My question here is: how does
your presidential-race vote for Nader put pressure on the dems to change? One could just as easily surmise that the Dems, knowing there is a 2% fringe on the left they can't rely on, will be all the more intense about the 3-4% they will need to win extra in the middle
- enter Joe Lieberman. The fall-out of a vote that didnt bring any Green in, but did negatively impact the Dem's race, can go many unpredictable ways. The resulting bitterness alone will have made any Nader policy recommendation a non-starter among Democrats, for example. Its like you push on a button of which you know
it wont have the effect it advertises ('make Nader president'), while you have no idea what it will
Now a third party can
make a difference, on many levels. Wherever the system is PR (proportional representation), or where districts are left-leaning enough to allow a Green (etc) candidate a chance to make it into the city council, etc (even Congress, eventually), a vote for one makes a difference. Moreover, it is only
through votes with such an effective consequence - where the Green vote actually costs the Dems very real seats
- that it can be sure to pressure the Dems in the way you describe, as well.
In many election cycles you can promote system change by supporting third party candidates. Its just the presidential race thats the one example of where a third-party vote does not
make any difference. Hence the frustration that so many people cho(o)se those elections, specifically, to make their (protest) point.

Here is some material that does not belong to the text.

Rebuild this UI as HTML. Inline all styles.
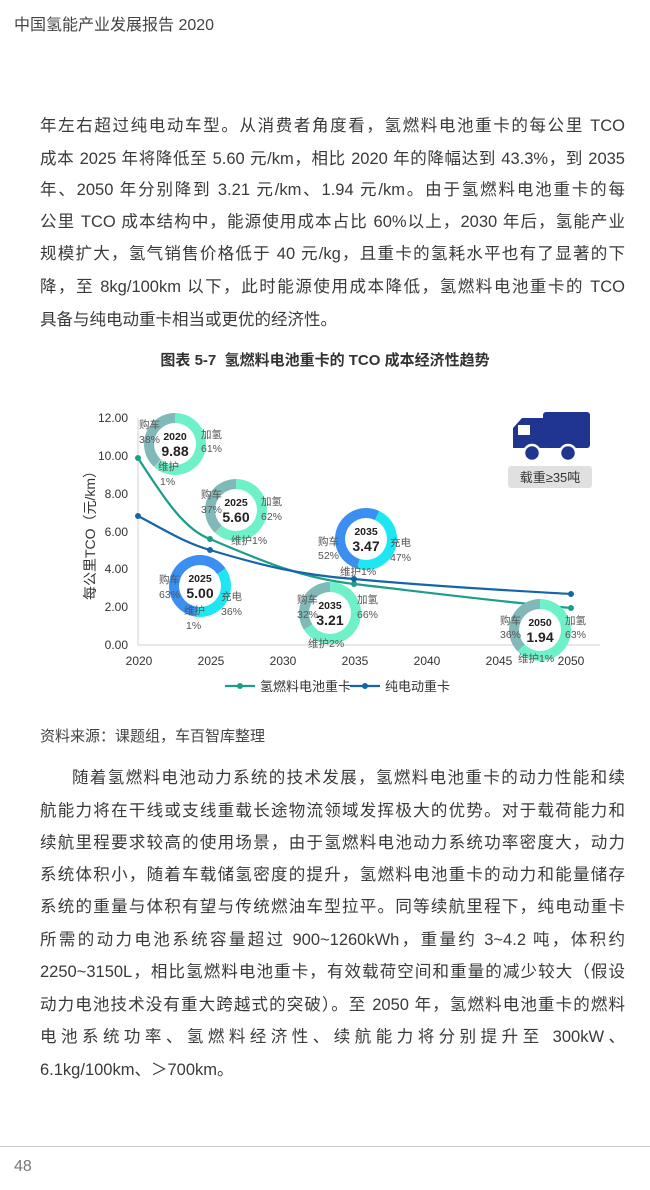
<!DOCTYPE html>
<html><head><meta charset="utf-8"><style>
body{margin:0;width:650px;height:1190px;background:#fff;position:relative;overflow:hidden;font-family:"Liberation Sans","Noto Sans CJK SC",sans-serif;color:#333}
.hd{position:absolute;left:14px;top:11px;font-size:16px;color:#444}
.ln{position:absolute;left:40px;width:585px;font-size:16.5px;line-height:20px;text-align:justify;text-align-last:justify;white-space:nowrap;color:#3a3a3a}
.nl{text-align-last:left}
.cap{position:absolute;left:0;width:650px;top:349px;text-align:center;font-size:15px;font-weight:bold;color:#333}
.src{position:absolute;left:40px;top:725px;font-size:15px;color:#444}
.foot{position:absolute;left:0;top:1146px;width:650px;height:1px;background:#ccc}
.pn{position:absolute;left:14px;top:1158px;font-size:16px;color:#777}
.d{position:absolute;border-radius:50%;width:62px;height:62px}
.d::after{content:"";position:absolute;left:10px;top:10px;width:42px;height:42px;border-radius:50%;background:#fff}
.dt{position:absolute;z-index:2;width:62px;text-align:center;font-weight:bold;color:#222;line-height:14px}
.dt b{font-size:14px;display:block}
.dt i{font-style:normal;font-size:10.5px;display:block}
.fc{background:conic-gradient(#6ef0c8 0 61%,#a0d8d0 61% 62%,#80b9b8 62% 100%)}
.bev{background:conic-gradient(from 55deg,#1ee6f2 0 37%,#3a8ff0 37% 100%)}
.ov{position:absolute;left:0;top:395px;z-index:3}
</style></head><body>
<div class="hd">中国氢能产业发展报告 2020</div>
<div class="ln" style="top:116px">年左右超过纯电动车型。从消费者角度看，氢燃料电池重卡的每公里 TCO</div>
<div class="ln" style="top:149px">成本 2025 年将降低至 5.60 元/km，相比 2020 年的降幅达到 43.3%，到 2035</div>
<div class="ln" style="top:180px">年、2050 年分别降到 3.21 元/km、1.94 元/km。由于氢燃料电池重卡的每</div>
<div class="ln" style="top:212px">公里 TCO 成本结构中，能源使用成本占比 60%以上，2030 年后，氢能产业</div>
<div class="ln" style="top:244px">规模扩大，氢气销售价格低于 40 元/kg，且重卡的氢耗水平也有了显著的下</div>
<div class="ln" style="top:277px">降，至 8kg/100km 以下，此时能源使用成本降低，氢燃料电池重卡的 TCO</div>
<div class="ln nl" style="top:310px">具备与纯电动重卡相当或更优的经济性。</div>
<div class="cap">图表 5-7 &nbsp;氢燃料电池重卡的 TCO 成本经济性趋势</div>

<svg style="position:absolute;left:0;top:395px" width="650" height="310" viewBox="0 395 650 310" font-family="Liberation Sans, Noto Sans CJK SC, sans-serif">
<line x1="138" y1="418" x2="138" y2="645" stroke="#d0d0d0"/>
<line x1="138" y1="645" x2="600" y2="645" stroke="#d0d0d0"/>
<g font-size="12" fill="#333" text-anchor="end">
<text x="128" y="422">12.00</text><text x="128" y="460">10.00</text><text x="128" y="498">8.00</text><text x="128" y="536">6.00</text><text x="128" y="573">4.00</text><text x="128" y="611">2.00</text><text x="128" y="649">0.00</text>
</g>
<g font-size="12" fill="#333" text-anchor="middle">
<text x="139" y="665">2020</text><text x="211" y="665">2025</text><text x="283" y="665">2030</text><text x="355" y="665">2035</text><text x="427" y="665">2040</text><text x="499" y="665">2045</text><text x="571" y="665">2050</text>
</g>
<text transform="translate(95,532) rotate(-90)" font-size="14" fill="#333" text-anchor="middle">每公里TCO（元/km）</text>
<path d="M138,458 C165,500 185,530 210,539 C260,560 300,578 354,584 C440,594 520,604 571,608" fill="none" stroke="#1a9e8a" stroke-width="2.2"/>
<path d="M138,516 C165,530 185,543 210,550 C260,565 300,575 354,579 C440,587 520,591 571,594" fill="none" stroke="#1565a8" stroke-width="2.2"/>
<g fill="#1a9e8a"><circle cx="138" cy="458" r="3"/><circle cx="210" cy="539" r="3"/><circle cx="354" cy="584" r="3"/><circle cx="571" cy="608" r="3"/></g>
<g fill="#1565a8"><circle cx="138" cy="516" r="3"/><circle cx="210" cy="550" r="3"/><circle cx="354" cy="579" r="3"/><circle cx="571" cy="594" r="3"/></g>
<line x1="225" y1="686" x2="255" y2="686" stroke="#1a9e8a" stroke-width="2.2"/><circle cx="240" cy="686" r="3" fill="#1a9e8a"/>
<text x="260" y="691" font-size="13" fill="#333">氢燃料电池重卡</text>
<line x1="350" y1="686" x2="380" y2="686" stroke="#1565a8" stroke-width="2.2"/><circle cx="365" cy="686" r="3" fill="#1565a8"/>
<text x="385" y="691" font-size="13" fill="#333">纯电动重卡</text>
<rect x="543" y="412" width="47" height="36" rx="3" fill="#1f3590"/>
<path d="M513,448 L513,428 L522,418 L545,418 L545,448 Z" fill="#1f3590"/>
<rect x="518" y="425" width="12" height="10" fill="#fff"/>
<circle cx="532" cy="453" r="8" fill="#1f3590" stroke="#fff" stroke-width="2.5"/>
<circle cx="568" cy="453" r="8" fill="#1f3590" stroke="#fff" stroke-width="2.5"/>
<rect x="508" y="466" width="84" height="22" rx="3" fill="#e0e0e0"/>
<text x="550" y="482" font-size="13" fill="#333" text-anchor="middle">载重≥35吨</text>
</svg>

<div class="d fc" style="left:144px;top:413px"></div><div class="dt" style="left:144px;top:430px"><i>2020</i><b>9.88</b></div>
<div class="d fc" style="left:205px;top:479px"></div><div class="dt" style="left:205px;top:496px"><i>2025</i><b>5.60</b></div>
<div class="d bev" style="left:169px;top:555px"></div><div class="dt" style="left:169px;top:572px"><i>2025</i><b>5.00</b></div>
<div class="d bev" style="left:335px;top:508px;background:conic-gradient(from 25deg,#1ee6f2 0 48%,#3a8ff0 48% 100%)"></div><div class="dt" style="left:335px;top:525px"><i>2035</i><b>3.47</b></div>
<div class="d fc" style="left:299px;top:582px;background:conic-gradient(#6ef0c8 0 66%,#80b9b8 66% 100%)"></div><div class="dt" style="left:299px;top:599px"><i>2035</i><b>3.21</b></div>
<div class="d fc" style="left:509px;top:599px;background:conic-gradient(#6ef0c8 0 63%,#80b9b8 63% 100%)"></div><div class="dt" style="left:509px;top:616px"><i>2050</i><b>1.94</b></div>

<svg class="ov" width="650" height="310" viewBox="0 395 650 310" font-family="Liberation Sans, Noto Sans CJK SC, sans-serif">
<g font-size="10.5" fill="#555">
<text x="139" y="428">购车</text><text x="139" y="443">38%</text><text x="201" y="438">加氢</text><text x="201" y="452">61%</text><text x="158" y="470">维护</text><text x="160" y="485">1%</text>
<text x="201" y="498">购车</text><text x="201" y="513">37%</text><text x="261" y="505">加氢</text><text x="261" y="520">62%</text><text x="231" y="544">维护1%</text>
<text x="159" y="583">购车</text><text x="159" y="598">63%</text><text x="221" y="600">充电</text><text x="221" y="615">36%</text><text x="184" y="614">维护</text><text x="186" y="629">1%</text>
<text x="318" y="545">购车</text><text x="318" y="559">52%</text><text x="390" y="546">充电</text><text x="390" y="561">47%</text><text x="340" y="575">维护1%</text>
<text x="297" y="603">购车</text><text x="297" y="618">32%</text><text x="357" y="603">加氢</text><text x="357" y="618">66%</text><text x="308" y="647">维护2%</text>
<text x="500" y="624">购车</text><text x="500" y="638">36%</text><text x="565" y="624">加氢</text><text x="565" y="638">63%</text><text x="518" y="662">维护1%</text>
</g>
</svg>

<div class="src">资料来源：课题组，车百智库整理</div>
<div class="ln" style="top:768px;left:72px;width:553px">随着氢燃料电池动力系统的技术发展，氢燃料电池重卡的动力性能和续</div>
<div class="ln" style="top:801px">航能力将在干线或支线重载长途物流领域发挥极大的优势。对于载荷能力和</div>
<div class="ln" style="top:833px">续航里程要求较高的使用场景，由于氢燃料电池动力系统功率密度大，动力</div>
<div class="ln" style="top:865px">系统体积小，随着车载储氢密度的提升，氢燃料电池重卡的动力和能量储存</div>
<div class="ln" style="top:897px">系统的重量与体积有望与传统燃油车型拉平。同等续航里程下，纯电动重卡</div>
<div class="ln" style="top:930px">所需的动力电池系统容量超过 900~1260kWh，重量约 3~4.2 吨，体积约</div>
<div class="ln" style="top:962px">2250~3150L，相比氢燃料电池重卡，有效载荷空间和重量的减少较大（假设</div>
<div class="ln" style="top:995px">动力电池技术没有重大跨越式的突破）。至 2050 年，氢燃料电池重卡的燃料</div>
<div class="ln" style="top:1027px">电池系统功率、氢燃料经济性、续航能力将分别提升至 300kW、</div>
<div class="ln nl" style="top:1060px">6.1kg/100km、＞700km。</div>
<div class="foot"></div>
<div class="pn">48</div>
</body></html>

So, yeh, you're right, we disagree about the criteria a voter should use to cast their ballot. I mean - I understand your dilemma well enough. I remember the discussions I had with my mother. She was Labour - I went to the Green Left. She had little understanding for such "testimonial politics" - after all, only Labour would ever get into government, so why waste your vote on a more principled, small party to its left, if it was doomed to protest its disagreement from the opposition benches forever? I would counter that the only thing that would keep a right-wing government out, in the end, would be the right-wing parties failing to gain a majority of seats among themselves - and my vote, translating as effectively into parliamentary seats as hers did, in our PR system, contributed just as much on that count. And there's the difference with a vote for Nader. Because the latter doesnt translate into zilch, in that respect - it simply withdraws your vote from the final count, making it possible for the Right to get into power with less votes than it would otherwise have needed.

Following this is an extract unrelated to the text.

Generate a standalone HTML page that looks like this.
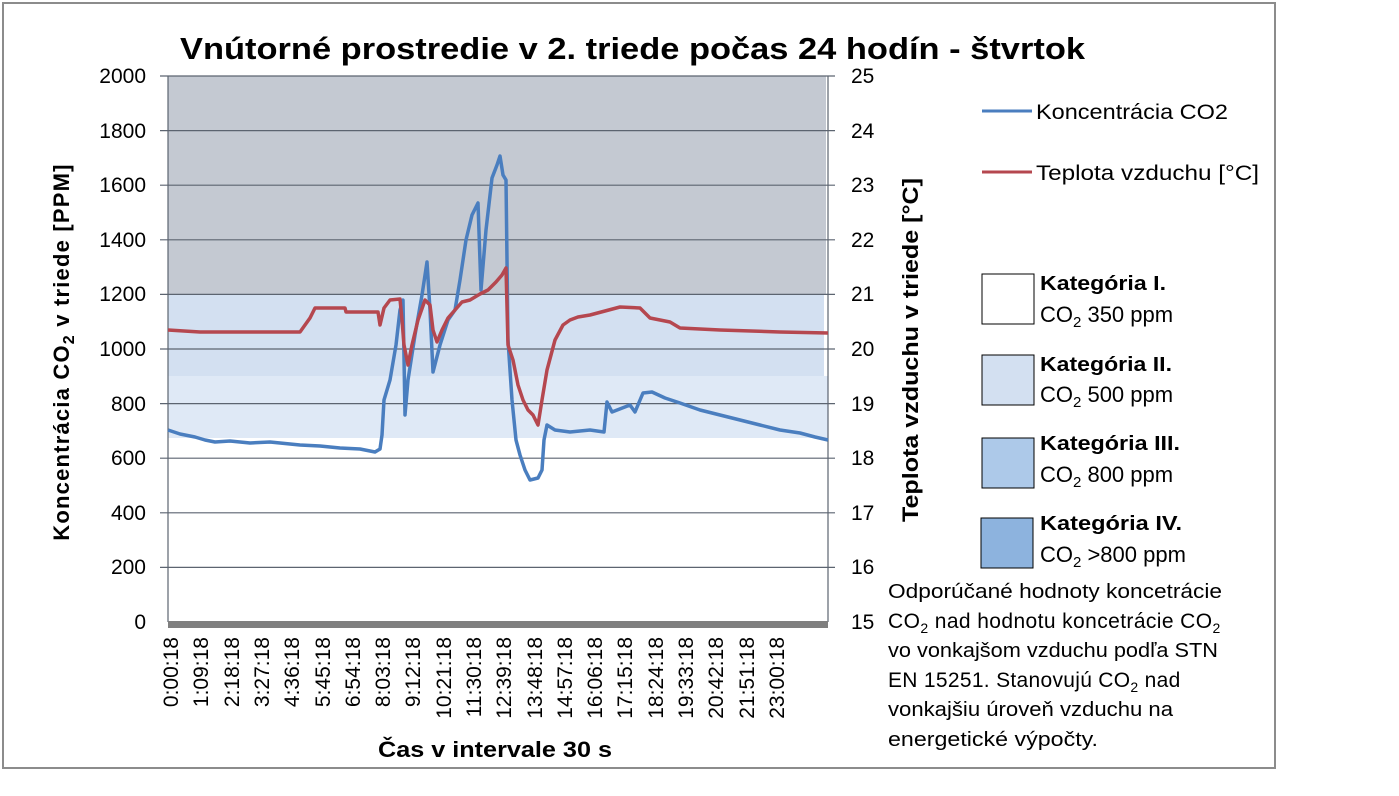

Moreover, it doesnt contribute to a strong, left-wing, third party either, considering it produced resentment and recrimination more than anything else. The only plus I can imagine is that it catapulted the radical platform into media coverage for the duration of the campaign, but that would have been achieved without persisting to the bitter end as well, much like a credible Radical participating in the primaries does so.
If Americans are really serious about getting a third party into the system, they will have to learn about distinguishing which vote can be used for what - ask the Brits, they know all about it. If you live in Edinburgh you might vote Green for the Scottish parliament (elected by PR), LibDem for the local council, and Labour for the House of Commons, to make sure that on each level, you help in the one closest to your opinions from among those who could feasibly be elected
- while the sum list of your votes will still reasonably reflect your political convictions.
In my defense I will point out that no one knew how extreme the Bush presidency would turn out to be.
I was in too many Abuzz discussions at the time to buy that defence, really ... the warnings about what a Bush presidency would entail had been made, exhaustively. Naders cynical claim that "Gush or Bore", it would all be the same, anyway, had been contested with concrete examples of suggested policy measures every step of the way.